(Data listing)
- - -

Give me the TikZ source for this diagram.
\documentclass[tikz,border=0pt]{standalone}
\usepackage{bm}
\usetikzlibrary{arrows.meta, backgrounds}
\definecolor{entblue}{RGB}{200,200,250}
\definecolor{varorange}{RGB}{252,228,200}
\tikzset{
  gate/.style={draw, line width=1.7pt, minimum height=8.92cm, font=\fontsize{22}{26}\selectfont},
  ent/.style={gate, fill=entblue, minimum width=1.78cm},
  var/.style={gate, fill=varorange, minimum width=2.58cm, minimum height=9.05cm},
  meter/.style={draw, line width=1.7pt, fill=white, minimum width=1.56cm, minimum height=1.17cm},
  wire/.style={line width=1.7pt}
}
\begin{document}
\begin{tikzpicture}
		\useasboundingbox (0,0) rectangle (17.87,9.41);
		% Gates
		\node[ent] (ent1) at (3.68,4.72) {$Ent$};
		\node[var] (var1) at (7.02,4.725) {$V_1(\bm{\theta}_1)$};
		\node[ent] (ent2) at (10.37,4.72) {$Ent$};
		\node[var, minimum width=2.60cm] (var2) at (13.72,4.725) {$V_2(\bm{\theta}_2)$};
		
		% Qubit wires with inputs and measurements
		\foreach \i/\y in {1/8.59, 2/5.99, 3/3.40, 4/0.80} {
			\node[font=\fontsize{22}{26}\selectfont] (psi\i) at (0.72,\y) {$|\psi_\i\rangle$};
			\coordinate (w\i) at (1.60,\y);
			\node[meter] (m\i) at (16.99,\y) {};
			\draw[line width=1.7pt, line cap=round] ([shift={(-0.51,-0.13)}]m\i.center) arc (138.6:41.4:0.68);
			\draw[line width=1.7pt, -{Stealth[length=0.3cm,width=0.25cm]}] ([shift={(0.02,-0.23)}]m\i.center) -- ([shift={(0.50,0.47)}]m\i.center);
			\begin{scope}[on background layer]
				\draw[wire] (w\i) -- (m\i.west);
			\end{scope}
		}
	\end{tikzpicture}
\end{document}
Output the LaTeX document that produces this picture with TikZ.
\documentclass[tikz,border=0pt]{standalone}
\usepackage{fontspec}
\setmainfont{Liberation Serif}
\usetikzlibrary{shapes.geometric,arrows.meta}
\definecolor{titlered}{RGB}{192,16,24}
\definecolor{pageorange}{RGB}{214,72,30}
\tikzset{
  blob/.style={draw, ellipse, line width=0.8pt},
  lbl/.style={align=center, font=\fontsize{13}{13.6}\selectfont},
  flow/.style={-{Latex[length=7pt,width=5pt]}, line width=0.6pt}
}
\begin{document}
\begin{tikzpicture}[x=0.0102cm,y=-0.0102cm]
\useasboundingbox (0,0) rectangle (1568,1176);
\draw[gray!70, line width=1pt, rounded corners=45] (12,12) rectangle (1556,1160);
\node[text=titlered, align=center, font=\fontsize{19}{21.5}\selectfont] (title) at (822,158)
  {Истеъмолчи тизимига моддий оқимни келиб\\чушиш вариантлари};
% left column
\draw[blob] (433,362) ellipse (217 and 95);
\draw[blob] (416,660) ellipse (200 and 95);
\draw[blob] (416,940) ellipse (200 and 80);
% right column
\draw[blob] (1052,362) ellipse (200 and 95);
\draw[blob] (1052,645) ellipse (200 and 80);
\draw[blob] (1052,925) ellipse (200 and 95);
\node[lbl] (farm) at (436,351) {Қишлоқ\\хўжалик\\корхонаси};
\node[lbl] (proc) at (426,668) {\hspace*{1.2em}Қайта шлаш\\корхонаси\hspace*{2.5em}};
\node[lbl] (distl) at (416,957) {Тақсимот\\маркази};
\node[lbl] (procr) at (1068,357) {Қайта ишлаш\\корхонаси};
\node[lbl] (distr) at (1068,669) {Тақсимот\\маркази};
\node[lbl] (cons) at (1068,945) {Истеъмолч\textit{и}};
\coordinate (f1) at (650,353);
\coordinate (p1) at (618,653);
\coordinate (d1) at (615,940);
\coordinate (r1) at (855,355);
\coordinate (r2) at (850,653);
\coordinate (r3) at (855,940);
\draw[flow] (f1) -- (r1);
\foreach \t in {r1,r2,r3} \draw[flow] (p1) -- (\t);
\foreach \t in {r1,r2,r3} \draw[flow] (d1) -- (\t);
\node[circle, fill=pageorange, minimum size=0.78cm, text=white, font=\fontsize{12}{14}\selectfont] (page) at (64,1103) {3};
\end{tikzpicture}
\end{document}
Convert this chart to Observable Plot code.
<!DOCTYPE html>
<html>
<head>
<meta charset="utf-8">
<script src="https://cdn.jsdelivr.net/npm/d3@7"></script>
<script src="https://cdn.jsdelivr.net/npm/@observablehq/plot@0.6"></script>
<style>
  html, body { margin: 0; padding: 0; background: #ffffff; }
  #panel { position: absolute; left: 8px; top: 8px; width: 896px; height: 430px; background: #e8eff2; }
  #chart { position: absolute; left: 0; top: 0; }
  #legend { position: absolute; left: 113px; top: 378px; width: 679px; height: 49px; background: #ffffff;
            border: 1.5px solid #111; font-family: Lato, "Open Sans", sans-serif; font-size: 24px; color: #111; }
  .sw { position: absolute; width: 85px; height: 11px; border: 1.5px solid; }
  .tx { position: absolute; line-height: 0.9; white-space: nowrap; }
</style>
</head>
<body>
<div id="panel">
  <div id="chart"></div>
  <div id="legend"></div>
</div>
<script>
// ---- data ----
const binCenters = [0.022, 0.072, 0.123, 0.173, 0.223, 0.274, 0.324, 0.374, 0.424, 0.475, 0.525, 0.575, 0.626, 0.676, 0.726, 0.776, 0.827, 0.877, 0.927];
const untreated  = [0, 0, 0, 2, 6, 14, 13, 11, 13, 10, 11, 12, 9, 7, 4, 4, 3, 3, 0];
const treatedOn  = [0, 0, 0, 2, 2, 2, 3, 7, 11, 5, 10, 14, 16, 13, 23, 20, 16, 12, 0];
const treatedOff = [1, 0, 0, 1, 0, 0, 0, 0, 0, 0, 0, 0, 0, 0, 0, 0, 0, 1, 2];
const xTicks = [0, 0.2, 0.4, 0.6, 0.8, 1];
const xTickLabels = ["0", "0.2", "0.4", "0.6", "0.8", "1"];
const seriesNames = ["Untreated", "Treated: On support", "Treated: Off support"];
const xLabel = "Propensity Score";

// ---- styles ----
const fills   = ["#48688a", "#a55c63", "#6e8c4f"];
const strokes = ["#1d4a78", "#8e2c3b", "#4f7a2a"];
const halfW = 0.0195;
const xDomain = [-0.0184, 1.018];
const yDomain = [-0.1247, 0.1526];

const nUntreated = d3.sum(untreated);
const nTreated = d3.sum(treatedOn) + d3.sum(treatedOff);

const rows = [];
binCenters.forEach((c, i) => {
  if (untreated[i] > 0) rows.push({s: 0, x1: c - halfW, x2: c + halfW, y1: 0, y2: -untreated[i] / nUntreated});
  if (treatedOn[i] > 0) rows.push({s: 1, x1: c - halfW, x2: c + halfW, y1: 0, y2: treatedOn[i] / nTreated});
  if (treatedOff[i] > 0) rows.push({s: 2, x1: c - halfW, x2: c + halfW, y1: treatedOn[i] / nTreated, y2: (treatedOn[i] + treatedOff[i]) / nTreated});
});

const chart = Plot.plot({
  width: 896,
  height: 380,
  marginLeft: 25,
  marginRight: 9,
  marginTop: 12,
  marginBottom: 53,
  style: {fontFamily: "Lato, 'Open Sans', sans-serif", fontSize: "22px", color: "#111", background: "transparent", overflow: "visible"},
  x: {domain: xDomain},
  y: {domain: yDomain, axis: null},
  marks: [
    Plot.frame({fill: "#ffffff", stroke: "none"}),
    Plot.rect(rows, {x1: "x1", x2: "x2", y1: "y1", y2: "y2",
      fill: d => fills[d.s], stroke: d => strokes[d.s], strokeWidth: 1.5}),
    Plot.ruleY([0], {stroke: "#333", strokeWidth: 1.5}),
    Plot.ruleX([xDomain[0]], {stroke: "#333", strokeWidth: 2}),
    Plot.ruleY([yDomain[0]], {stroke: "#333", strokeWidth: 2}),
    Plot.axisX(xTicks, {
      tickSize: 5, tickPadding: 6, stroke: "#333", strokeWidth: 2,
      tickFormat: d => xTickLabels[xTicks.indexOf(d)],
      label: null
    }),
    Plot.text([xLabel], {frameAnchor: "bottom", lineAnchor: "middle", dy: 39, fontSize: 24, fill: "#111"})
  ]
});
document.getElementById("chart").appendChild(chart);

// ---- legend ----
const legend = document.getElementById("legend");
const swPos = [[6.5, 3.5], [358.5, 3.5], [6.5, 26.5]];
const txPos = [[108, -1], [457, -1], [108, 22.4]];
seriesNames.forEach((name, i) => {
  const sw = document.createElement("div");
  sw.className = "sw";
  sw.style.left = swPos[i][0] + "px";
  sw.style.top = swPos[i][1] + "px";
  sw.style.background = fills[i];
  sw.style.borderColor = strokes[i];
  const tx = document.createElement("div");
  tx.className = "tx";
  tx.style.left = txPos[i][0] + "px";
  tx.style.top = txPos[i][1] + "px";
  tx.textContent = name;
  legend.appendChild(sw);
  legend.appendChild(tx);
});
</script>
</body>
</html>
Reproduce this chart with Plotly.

- - -

Short exercise: Stopping at the line containing "minimum width=2.60cm] (var2)", please repeat exactly every line from the very start of the entries, that line included, and nothing more.

Result for this task:
Give me the TikZ source for this diagram.
\documentclass[tikz,border=0pt]{standalone}
\usepackage{bm}
\usetikzlibrary{arrows.meta, backgrounds}
\definecolor{entblue}{RGB}{200,200,250}
\definecolor{varorange}{RGB}{252,228,200}
\tikzset{
  gate/.style={draw, line width=1.7pt, minimum height=8.92cm, font=\fontsize{22}{26}\selectfont},
  ent/.style={gate, fill=entblue, minimum width=1.78cm},
  var/.style={gate, fill=varorange, minimum width=2.58cm, minimum height=9.05cm},
  meter/.style={draw, line width=1.7pt, fill=white, minimum width=1.56cm, minimum height=1.17cm},
  wire/.style={line width=1.7pt}
}
\begin{document}
\begin{tikzpicture}
		\useasboundingbox (0,0) rectangle (17.87,9.41);
		% Gates
		\node[ent] (ent1) at (3.68,4.72) {$Ent$};
		\node[var] (var1) at (7.02,4.725) {$V_1(\bm{\theta}_1)$};
		\node[ent] (ent2) at (10.37,4.72) {$Ent$};
		\node[var, minimum width=2.60cm] (var2) at (13.72,4.725) {$V_2(\bm{\theta}_2)$};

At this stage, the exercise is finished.